-- start of Dataset content --
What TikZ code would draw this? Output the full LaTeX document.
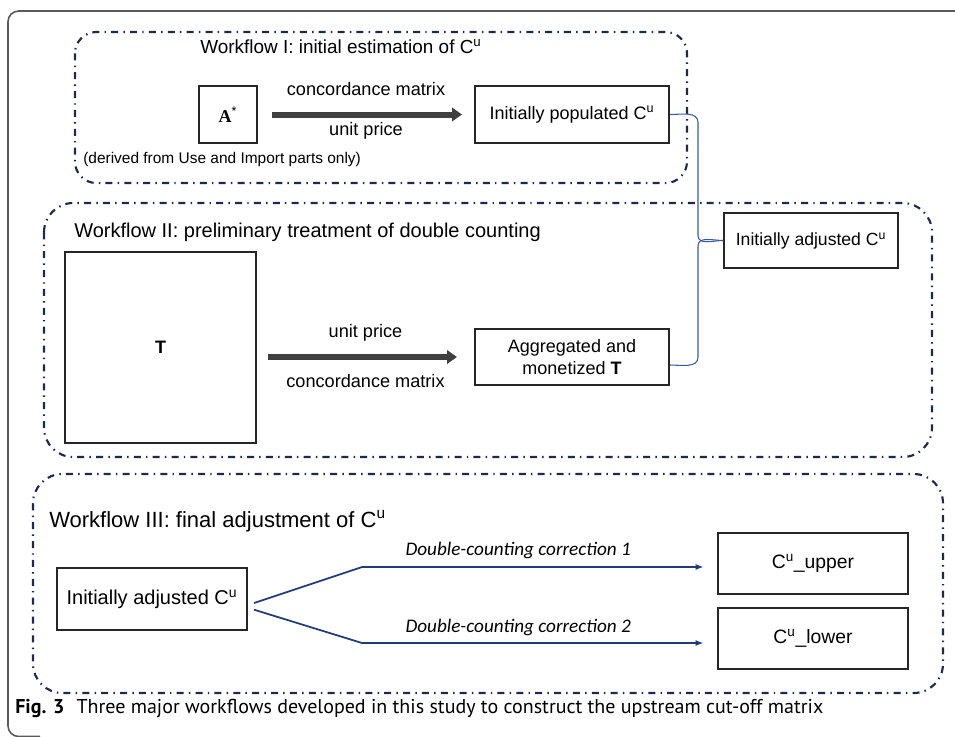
\documentclass[tikz,border=0pt]{standalone}
\usepackage{fontspec}
\setmainfont{Liberation Sans}
\newfontfamily\calfont{Carlito}
\newfontfamily\capfont{PT Sans}
\newfontfamily\serfont{Liberation Serif}
\usetikzlibrary{arrows.meta}
\definecolor{navy}{HTML}{1C2A4C}
\definecolor{linkblue}{HTML}{3A5C9E}
\definecolor{corrblue}{HTML}{1F3B78}
\definecolor{fatgray}{HTML}{404040}
\definecolor{framegray}{HTML}{5A5A5A}

\begin{document}
\begin{tikzpicture}[>=latex, x=0.75pt, y=-0.75pt,
    box/.style={draw=black!85, line width=1.5pt, inner sep=0pt, align=center, font=\fontsize{13.5}{16}\selectfont},
    flow/.style={draw=navy, line width=1.6pt, dash pattern=on 5.25pt off 3.9pt on 1.1pt off 3.9pt},
    title/.style={anchor=base west, inner sep=0pt},
    fat/.style={draw=fatgray, line width=4.5pt, -{Triangle[length=7.5pt,width=10pt]}},
    lbl/.style={font=\fontsize{13.6}{16}\selectfont},
    link/.style={draw=linkblue, line width=0.8pt},
    corr/.style={draw=corrblue, line width=1.3pt, -{Latex[length=6pt,width=4.5pt]}, shorten >=10pt},
    corrlbl/.style={font=\calfont\itshape\fontsize{14.4}{17}\selectfont}]
    %\draw[help lines] (0,0) grid (955,736);
    \useasboundingbox (0,0) rectangle (955,736);
    \draw[framegray, line width=1.2pt, rounded corners=8pt] (965,11) -- (8,11) -- (8,736.5) -- (40,736.5);
    % workflow frames
    \draw[flow, rounded corners=16pt] (75,32) rectangle (687,183);
    \draw[flow, rounded corners=22pt] (44,203) rectangle (932,457);
    \draw[flow, rounded corners=22pt] (33,474) rectangle (943,693);
    % workflow I
    \node[title, font=\fontsize{14.2}{17}\selectfont] (t1) at (200,53) {Workflow I: initial estimation of C\textsuperscript{u}};
    \node[box, minimum width=43.5pt, minimum height=42.75pt] (astar) at (228,114.5) {{\serfont\bfseries A}\textsuperscript{*}};
    \node[box, minimum width=145.5pt, minimum height=42.75pt] (pop) at (572,114.5) {Initially populated C\textsuperscript{u}};
    \node[title, font=\fontsize{11.6}{14}\selectfont] (note) at (83,163) {(derived from Use and Import parts only)};
    \draw[fat, shorten <=10.5pt, shorten >=9pt] (astar) -- (pop)
        node[lbl, pos=0.5, yshift=19pt] {concordance matrix}
        node[lbl, pos=0.5, yshift=-12pt] {unit price};
    % workflow II
    \node[title, font=\fontsize{15}{18}\selectfont] (t2) at (74,237) {Workflow II: preliminary treatment of double counting};
    \node[box, minimum width=143.25pt, minimum height=143.25pt] (T) at (160.5,347.5) {\textbf{T}};
    \node[box, minimum width=145.5pt, minimum height=42pt] (agg) at (572,357) {Aggregated and\\monetized \textbf{T}};
    \node[box, minimum width=130.5pt, minimum height=41.25pt, font=\fontsize{13.2}{16}\selectfont] (adj) at (811,240.5) {Initially adjusted C\textsuperscript{u}};
    \draw[fat, shorten <=8pt, shorten >=12.75pt] (T.east |- agg.west) -- (agg.west)
        node[lbl, pos=0.5, yshift=18pt] {unit price}
        node[lbl, pos=0.5, yshift=-18pt] {concordance matrix};
    \draw[link] (pop.east) to[out=0,in=90] ++(28,8) -- ++(0,113) to[out=-90,in=180] (adj.west);
    \draw[link] ([yshift=-6pt]agg.east) to[out=0,in=-90] ++(28,-8) -- ++(0,-111) to[out=90,in=180] (adj.west);
    % workflow III
    \node[title, font=\fontsize{16.5}{20}\selectfont] (t3) at (49,527) {Workflow III: final adjustment of C\textsuperscript{u}};
    \node[box, minimum width=142.5pt, minimum height=46.5pt, font=\fontsize{15}{18}\selectfont] (adj3) at (152,599) {Initially adjusted C\textsuperscript{u}};
    \node[box, minimum width=142.5pt, minimum height=45.75pt, font=\fontsize{14.5}{17}\selectfont] (upper) at (813,563.5) {C\textsuperscript{u}\_upper};
    \node[box, minimum width=142.5pt, minimum height=45.75pt, font=\fontsize{14.5}{17}\selectfont] (lower) at (813,638.5) {C\textsuperscript{u}\_lower};
    \coordinate (k1) at (362,567);
    \coordinate (k2) at (362,643);
    \draw[corr] ([xshift=4.5pt,yshift=-3pt]adj3.east) -- (k1) -- (k1 -| upper.west)
        node[corrlbl, pos=0.44, yshift=12.75pt] {Double-counting correction 1};
    \draw[corr] ([xshift=4.5pt,yshift=-8pt]adj3.east) -- (k2) -- (k2 -| lower.west)
        node[corrlbl, pos=0.44, yshift=12pt] {Double-counting correction 2};
    % caption
    \node[title, font=\capfont\fontsize{15}{18}\selectfont] (cap) at (15,713) {\textbf{Fig. 3}\hspace{0.6em}Three major workflows developed in this study to construct the upstream cut-off matrix};
\end{tikzpicture}
\end{document}
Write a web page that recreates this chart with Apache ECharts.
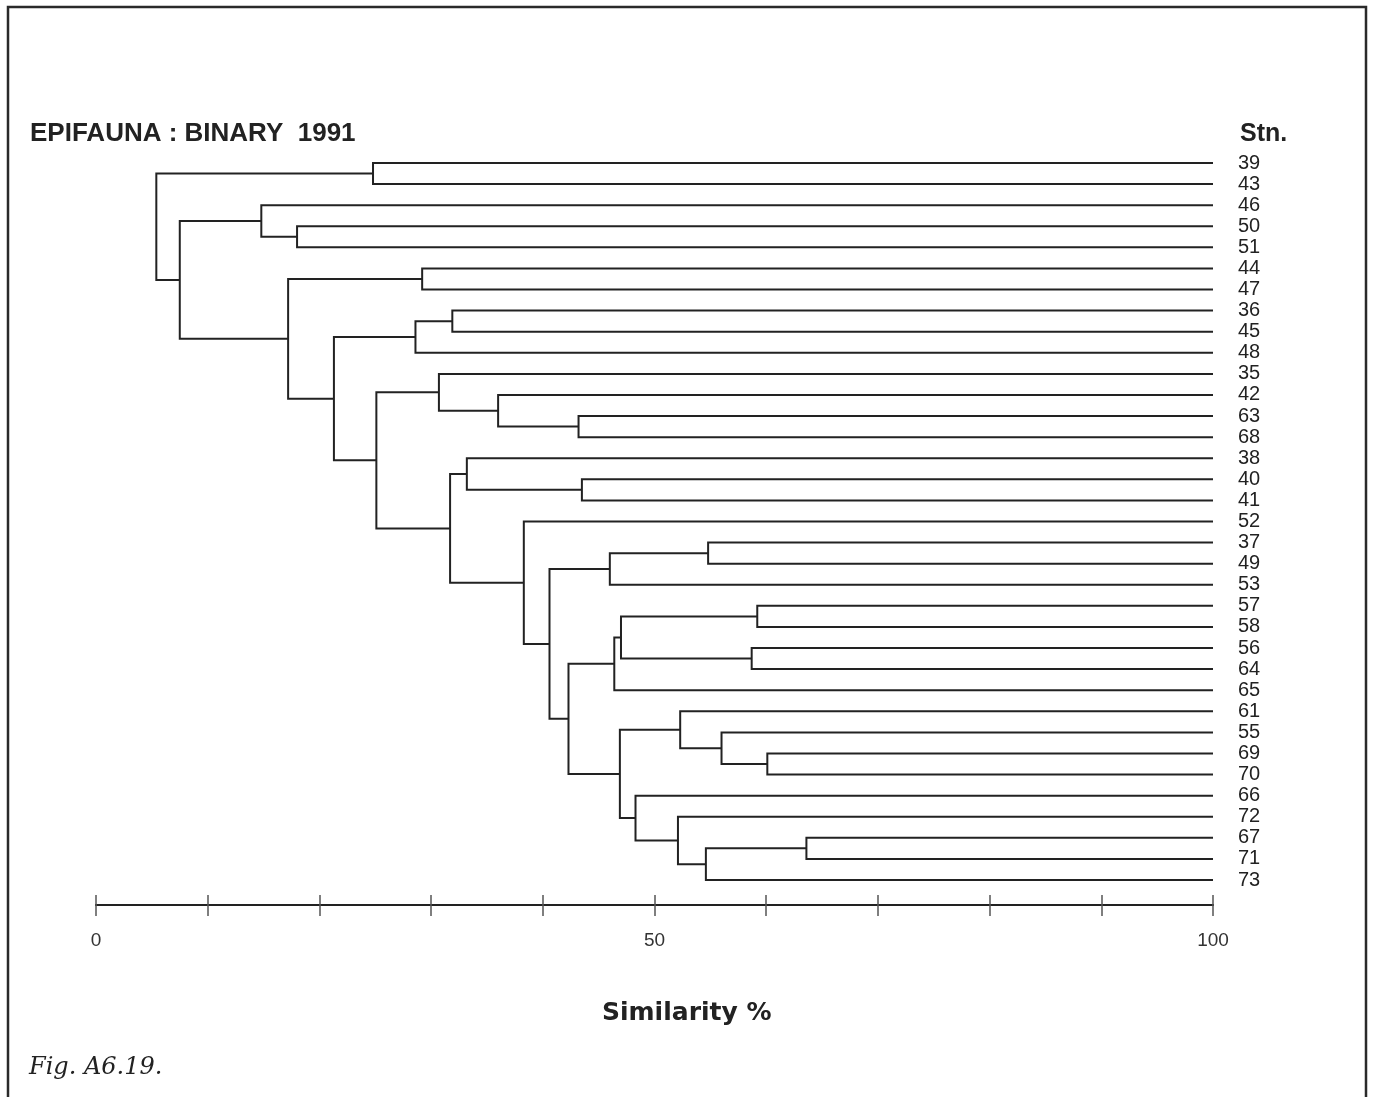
-- end of Dataset content --
## What you are asked to do
All of the records above must be copied exactly, except for the pictures.

## Response to the task
What TikZ code would draw this? Output the full LaTeX document.
\documentclass[tikz,border=0pt]{standalone}
\usepackage{fontspec}
\setmainfont{Liberation Sans}
\newfontfamily\calfont{Carlito}
\newfontfamily\capfont{PT Sans}
\newfontfamily\serfont{Liberation Serif}
\usetikzlibrary{arrows.meta}
\definecolor{navy}{HTML}{1C2A4C}
\definecolor{linkblue}{HTML}{3A5C9E}
\definecolor{corrblue}{HTML}{1F3B78}
\definecolor{fatgray}{HTML}{404040}
\definecolor{framegray}{HTML}{5A5A5A}

\begin{document}
\begin{tikzpicture}[>=latex, x=0.75pt, y=-0.75pt,
    box/.style={draw=black!85, line width=1.5pt, inner sep=0pt, align=center, font=\fontsize{13.5}{16}\selectfont},
    flow/.style={draw=navy, line width=1.6pt, dash pattern=on 5.25pt off 3.9pt on 1.1pt off 3.9pt},
    title/.style={anchor=base west, inner sep=0pt},
    fat/.style={draw=fatgray, line width=4.5pt, -{Triangle[length=7.5pt,width=10pt]}},
    lbl/.style={font=\fontsize{13.6}{16}\selectfont},
    link/.style={draw=linkblue, line width=0.8pt},
    corr/.style={draw=corrblue, line width=1.3pt, -{Latex[length=6pt,width=4.5pt]}, shorten >=10pt},
    corrlbl/.style={font=\calfont\itshape\fontsize{14.4}{17}\selectfont}]
    %\draw[help lines] (0,0) grid (955,736);
    \useasboundingbox (0,0) rectangle (955,736);
    \draw[framegray, line width=1.2pt, rounded corners=8pt] (965,11) -- (8,11) -- (8,736.5) -- (40,736.5);
    % workflow frames
    \draw[flow, rounded corners=16pt] (75,32) rectangle (687,183);
    \draw[flow, rounded corners=22pt] (44,203) rectangle (932,457);
    \draw[flow, rounded corners=22pt] (33,474) rectangle (943,693);
    % workflow I
    \node[title, font=\fontsize{14.2}{17}\selectfont] (t1) at (200,53) {Workflow I: initial estimation of C\textsuperscript{u}};
    \node[box, minimum width=43.5pt, minimum height=42.75pt] (astar) at (228,114.5) {{\serfont\bfseries A}\textsuperscript{*}};
    \node[box, minimum width=145.5pt, minimum height=42.75pt] (pop) at (572,114.5) {Initially populated C\textsuperscript{u}};
    \node[title, font=\fontsize{11.6}{14}\selectfont] (note) at (83,163) {(derived from Use and Import parts only)};
    \draw[fat, shorten <=10.5pt, shorten >=9pt] (astar) -- (pop)
        node[lbl, pos=0.5, yshift=19pt] {concordance matrix}
        node[lbl, pos=0.5, yshift=-12pt] {unit price};
    % workflow II
    \node[title, font=\fontsize{15}{18}\selectfont] (t2) at (74,237) {Workflow II: preliminary treatment of double counting};
    \node[box, minimum width=143.25pt, minimum height=143.25pt] (T) at (160.5,347.5) {\textbf{T}};
    \node[box, minimum width=145.5pt, minimum height=42pt] (agg) at (572,357) {Aggregated and\\monetized \textbf{T}};
    \node[box, minimum width=130.5pt, minimum height=41.25pt, font=\fontsize{13.2}{16}\selectfont] (adj) at (811,240.5) {Initially adjusted C\textsuperscript{u}};
    \draw[fat, shorten <=8pt, shorten >=12.75pt] (T.east |- agg.west) -- (agg.west)
        node[lbl, pos=0.5, yshift=18pt] {unit price}
        node[lbl, pos=0.5, yshift=-18pt] {concordance matrix};
    \draw[link] (pop.east) to[out=0,in=90] ++(28,8) -- ++(0,113) to[out=-90,in=180] (adj.west);
    \draw[link] ([yshift=-6pt]agg.east) to[out=0,in=-90] ++(28,-8) -- ++(0,-111) to[out=90,in=180] (adj.west);
    % workflow III
    \node[title, font=\fontsize{16.5}{20}\selectfont] (t3) at (49,527) {Workflow III: final adjustment of C\textsuperscript{u}};
    \node[box, minimum width=142.5pt, minimum height=46.5pt, font=\fontsize{15}{18}\selectfont] (adj3) at (152,599) {Initially adjusted C\textsuperscript{u}};
    \node[box, minimum width=142.5pt, minimum height=45.75pt, font=\fontsize{14.5}{17}\selectfont] (upper) at (813,563.5) {C\textsuperscript{u}\_upper};
    \node[box, minimum width=142.5pt, minimum height=45.75pt, font=\fontsize{14.5}{17}\selectfont] (lower) at (813,638.5) {C\textsuperscript{u}\_lower};
    \coordinate (k1) at (362,567);
    \coordinate (k2) at (362,643);
    \draw[corr] ([xshift=4.5pt,yshift=-3pt]adj3.east) -- (k1) -- (k1 -| upper.west)
        node[corrlbl, pos=0.44, yshift=12.75pt] {Double-counting correction 1};
    \draw[corr] ([xshift=4.5pt,yshift=-8pt]adj3.east) -- (k2) -- (k2 -| lower.west)
        node[corrlbl, pos=0.44, yshift=12pt] {Double-counting correction 2};
    % caption
    \node[title, font=\capfont\fontsize{15}{18}\selectfont] (cap) at (15,713) {\textbf{Fig. 3}\hspace{0.6em}Three major workflows developed in this study to construct the upstream cut-off matrix};
\end{tikzpicture}
\end{document}
Write a web page that recreates this chart with Apache ECharts.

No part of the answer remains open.